Adam Goldenberg is a J.D. candidate at Yale Law School. He was chief speechwriter to Michael Ignatieff and a senior aide in the McGuinty government.
The people, it seems, have spoken.
A new national survey gives Parliament’s second-place party “a national lead of 37 per cent to 30 per cent over the Conservatives.” Another puts them at 44 per cent in Ontario. “That’s a 13-point lead over the Conservatives, who now sit at 31,” CTV’s Craig Oliver declares.
This is bad news for the party in third place; most of their rivals’ rise has come at their expense. Half of those surveyed disapprove of their performance, and nearly a quarter of their own supporters say that they would cast their vote for the other left-of-centre option.
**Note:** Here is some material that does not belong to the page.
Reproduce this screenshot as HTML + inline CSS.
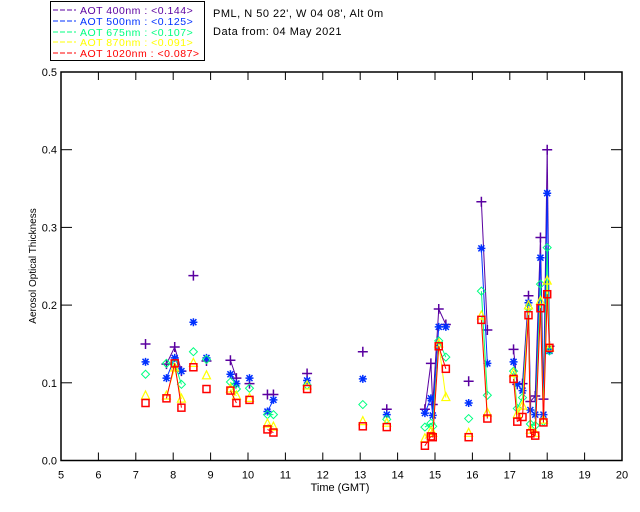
<!DOCTYPE html>
<html><head><meta charset="utf-8"><style>
body{margin:0;background:#fff;width:640px;height:512px;overflow:hidden}
svg{display:block;font-family:"Liberation Sans",sans-serif}
</style></head><body>
<svg id="chart" width="640" height="512" viewBox="0 0 640 512" xmlns="http://www.w3.org/2000/svg">
<g>
<rect x="50.5" y="1.5" width="154" height="59" fill="#fff" stroke="#000" stroke-width="1"/>
<g font-size="10.5" letter-spacing="0.5">
<line x1="53" y1="10" x2="76" y2="10" stroke="#5a00a0" stroke-dasharray="5,2"/><text x="80" y="14" fill="#5a00a0">AOT  400nm : &lt;0.144&gt;</text>
<line x1="53" y1="21" x2="76" y2="21" stroke="#0030ff" stroke-dasharray="5,2"/><text x="80" y="25" fill="#0030ff">AOT  500nm : &lt;0.125&gt;</text>
<line x1="53" y1="32" x2="76" y2="32" stroke="#00ff80" stroke-dasharray="5,2"/><text x="80" y="36" fill="#00ff80">AOT  675nm : &lt;0.107&gt;</text>
<line x1="53" y1="42" x2="76" y2="42" stroke="#ffff00" stroke-dasharray="5,2"/><text x="80" y="46" fill="#ffff00">AOT  870nm : &lt;0.091&gt;</text>
<line x1="53" y1="53" x2="76" y2="53" stroke="#ff0000" stroke-dasharray="5,2"/><text x="80" y="57" fill="#ff0000">AOT 1020nm : &lt;0.087&gt;</text>
</g></g>
<text x="213" y="17" font-size="11" letter-spacing="0.5">PML, N 50 22', W 04 08', Alt 0m</text>
<text x="213" y="35" font-size="11" letter-spacing="0.5">Data from: 04 May 2021</text>
<text x="340" y="491" font-size="11" text-anchor="middle">Time (GMT)</text>
<text transform="translate(36,266) rotate(-90)" font-size="10" text-anchor="middle">Aerosol Optical Thickness</text>
<g id="axes"></g>
<g id="marks"></g>
</svg>
<script>
const times=[7.26,7.82,8.04,8.22,8.54,8.89,9.53,9.69,10.04,10.52,10.68,11.58,13.07,13.71,14.73,14.89,14.94,15.10,15.29,15.90,16.24,16.40,17.10,17.20,17.34,17.50,17.55,17.68,17.82,17.90,18.00,18.06];
const aot400=[0.150,0.124,0.146,0.115,0.238,0.128,0.129,0.106,0.099,0.085,0.085,0.112,0.140,0.066,0.066,0.125,0.072,0.195,0.175,0.102,0.333,0.168,0.143,0.098,0.099,0.212,0.076,0.083,0.287,0.079,0.400,0.147];
const aot500=[0.127,0.106,0.132,0.115,0.178,0.132,0.111,0.099,0.106,0.063,0.078,0.103,0.105,0.059,0.061,0.080,0.058,0.172,0.172,0.074,0.273,0.125,0.127,0.098,0.090,0.203,0.065,0.059,0.261,0.059,0.344,0.141];
const aot675=[0.111,0.125,0.125,0.098,0.140,0.130,0.101,0.092,0.093,0.059,0.059,0.097,0.072,0.053,0.043,0.048,0.044,0.154,0.133,0.054,0.218,0.084,0.115,0.067,0.081,0.196,0.047,0.045,0.227,0.050,0.274,0.141];
const aot870=[0.083,0.083,0.119,0.079,0.125,0.109,0.092,0.083,0.080,0.047,0.043,0.096,0.050,0.048,0.028,0.037,0.035,0.150,0.081,0.035,0.186,0.061,0.112,0.059,0.070,0.199,0.039,0.035,0.205,0.052,0.231,0.145];
const aot1020=[0.074,0.080,0.125,0.068,0.120,0.092,0.090,0.074,0.078,0.040,0.036,0.092,0.044,0.043,0.019,0.031,0.030,0.147,0.118,0.030,0.181,0.054,0.105,0.050,0.056,0.187,0.035,0.032,0.196,0.049,0.214,0.145];
const xTicks=[5,6,7,8,9,10,11,12,13,14,15,16,17,18,19,20];
const yTicks=[0.0,0.1,0.2,0.3,0.4,0.5];
const X0=61,X1=622,Y0=460.5,Y1=72;
const xs=t=>X0+(t-5)/15*(X1-X0);
const ys=v=>Y0-v/0.5*(Y0-Y1);
const NS='http://www.w3.org/2000/svg';
function mk(tag,attrs,parent){const e=document.createElementNS(NS,tag);for(const k in attrs)e.setAttribute(k,attrs[k]);parent.appendChild(e);return e;}
const axes=document.getElementById('axes'),marks=document.getElementById('marks');
const frame=mk('rect',{x:X0,y:Y1,width:X1-X0,height:Y0-Y1,fill:'none',stroke:'#000','stroke-width':1.5},axes);


xTicks.forEach(t=>{const x=xs(t);
 mk('line',{x1:x,y1:Y0,x2:x,y2:Y0-8,stroke:'#000'},axes);
 mk('line',{x1:x,y1:Y1,x2:x,y2:Y1+8,stroke:'#000'},axes);
 const tx=mk('text',{x:x,y:Y0+18,'font-size':11,'text-anchor':'middle'},axes);tx.textContent=t;
 
 
});
yTicks.forEach(v=>{const y=ys(v);
 mk('line',{x1:X0,y1:y,x2:X0+11,y2:y,stroke:'#000'},axes);
 mk('line',{x1:X1,y1:y,x2:X1-11,y2:y,stroke:'#000'},axes);
 const tx=mk('text',{x:X0-4,y:y+4,'font-size':11,'text-anchor':'end'},axes);tx.textContent=v.toFixed(1);
 
 
});
const series=[[aot400,'#5a00a0','plus'],[aot500,'#0030ff','star'],[aot675,'#00ff80','diamond'],[aot870,'#ffff00','tri'],[aot1020,'#ff0000','square']];
series.forEach(([vals,col,sym],si)=>{
 const g=mk('g',{},marks);
 
 
 for(let i=1;i<times.length;i++){ if(times[i]-times[i-1]<0.3){
   mk('line',{x1:xs(times[i-1]),y1:ys(vals[i-1]),x2:xs(times[i]),y2:ys(vals[i]),stroke:col,'stroke-width':1},g);}}
 vals.forEach((v,i)=>{const x=xs(times[i]),y=ys(v);let m;
  if(sym==='plus') m=mk('path',{d:`M${x-5} ${y}H${x+5}M${x} ${y-5}V${y+5}`,stroke:col,'stroke-width':1.5,fill:'none'},g);
  else if(sym==='star') m=mk('path',{d:`M${x-4} ${y}H${x+4}M${x} ${y-4}V${y+4}M${x-3} ${y-3}L${x+3} ${y+3}M${x-3} ${y+3}L${x+3} ${y-3}`,stroke:col,'stroke-width':1.5,fill:'none'},g);
  else if(sym==='diamond') m=mk('path',{d:`M${x} ${y-4}L${x+4} ${y}L${x} ${y+4}L${x-4} ${y}Z`,stroke:col,'stroke-width':1,fill:'none'},g);
  else if(sym==='tri') m=mk('path',{d:`M${x} ${y-5}L${x+4} ${y+3}L${x-4} ${y+3}Z`,stroke:col,'stroke-width':1.2,fill:'none'},g);
  else m=mk('rect',{x:x-3.5,y:y-3.5,width:7,height:7,stroke:col,'stroke-width':1.5,fill:'none'},g);
  
  
 });
});
</script>
</body></html>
One pollster declares that “the situation is dire,” as the third party’s partisans begin to doubt their ability to overcome the country’s newfound affinity for the novice Opposition Leader’s distinctive facial hair.
His eyebrows, that is.
Yes, these promising polls were published in March and April 2009, a few months after Michael Ignatieff moved into Stornoway. Those were heady times for Liberals—and dark, desperate ones for the NDP.
So what happened?
In the spring of 2009, so-called “vote suppression” tactics—later made infamous by the Conservative “robocalls” scandal—were already afoot. The first negative ads were already on the air. The new Liberal leader was the target. But it was Jack Layton, not Stephen Harper, who had put them there.
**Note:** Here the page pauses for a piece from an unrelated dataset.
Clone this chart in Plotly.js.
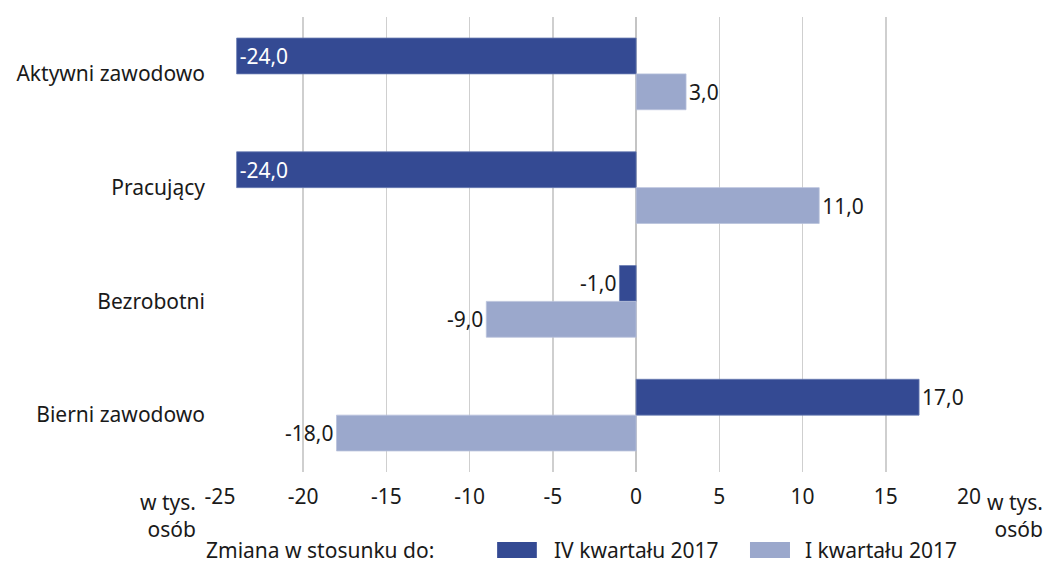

The radio ads urged left-leaning Liberals to abandon their party for refusing to vote against the Harper government’s budget, which would have forced an early election. Having found a gap between Mr. Ignatieff and his supporters, Mr. Layton’s team sought to exploit it, to demoralize would-be Liberal voters and keep them away from the polls—or, better yet, to convince them to consider an orange alternative. It was textbook vote suppression, and it worked. Two years and millions of dollars of attack ads later, NDP strategists told reporters that they planned to profit from Mr. Ignatieff’s declining popularity; they intended to target past Liberal voters who were, by then, warming up to the NDP leader—a voting demographic they described as “Layton Liberals.”
Vote suppression does not have to be illegal to work. Mr. Layton understood that political success means motivating your own supporters, while alienating your opponents from theirs.
His successor makes the job easy.
Thomas Mulcair won his party’s leadership not on a tide of enthusiasm from his fellow partisans, but rather as a concession to “electability.” Mitt Romney can say the same.
He leads a party whose social democratic traditions he does not share—witness his call to delete socialism from the NDP constitution.
He got his start as a lawyer for the Alliance Québec, an Anglophone organization founded in opposition to Bill 101, Quebec’s cherished Charter of the French Language. He became a Quebec Liberal minister, and quit the Charest cabinet only when faced with a demotion. He very nearly took a job working for the Harper Conservatives before he entered federal politics. None of this will inspire NDP supporters in Quebec—many of whom also support sovereignty—to get out and vote.
He is, by the way, still a French citizen. Rightly or wrongly, that remains a liability.
For now, all is calm. The NDP has been pacified by promising polls. Ottawa journalists have yet to find the leaky faucets among Mr. Mulcair’s MPs—and would rather write about who is not running for the Liberal leadership, in any case. On a per-capita basis, this has been the least scrutinized Official Opposition in recent memory.
But three years remain until the next election. The NDP was polling where the Liberals are now three weeks before the last one. A Quebec provincial election could yet split the party, with NDP MPs supporting the sovereigntist side. Or Mr. Mulcair could finally be forced to explain his many mortgages—any, all, or none of which could be a scandal in the making.
Or perhaps both the Conservatives and Liberals will simply self-destruct, and Mr. Mulcair’s team will glide into government. These days, as they lead on paper, one can hardly blame them for expecting to do so. I know we did.
But wait! A new poll, out Monday, suggests that Justin Trudeau would instantly lead the Liberals to first place, 10 points ahead of the Tories, and 19—19!—ahead of the NDP. Does it matter? Let me close, as one does, with Shakespeare:
Sometime too hot the eye of heaven shines,
And often is his gold complexion dimm’d;
And every fair from fair sometime declines,
By chance or nature’s changing course untrimm’d.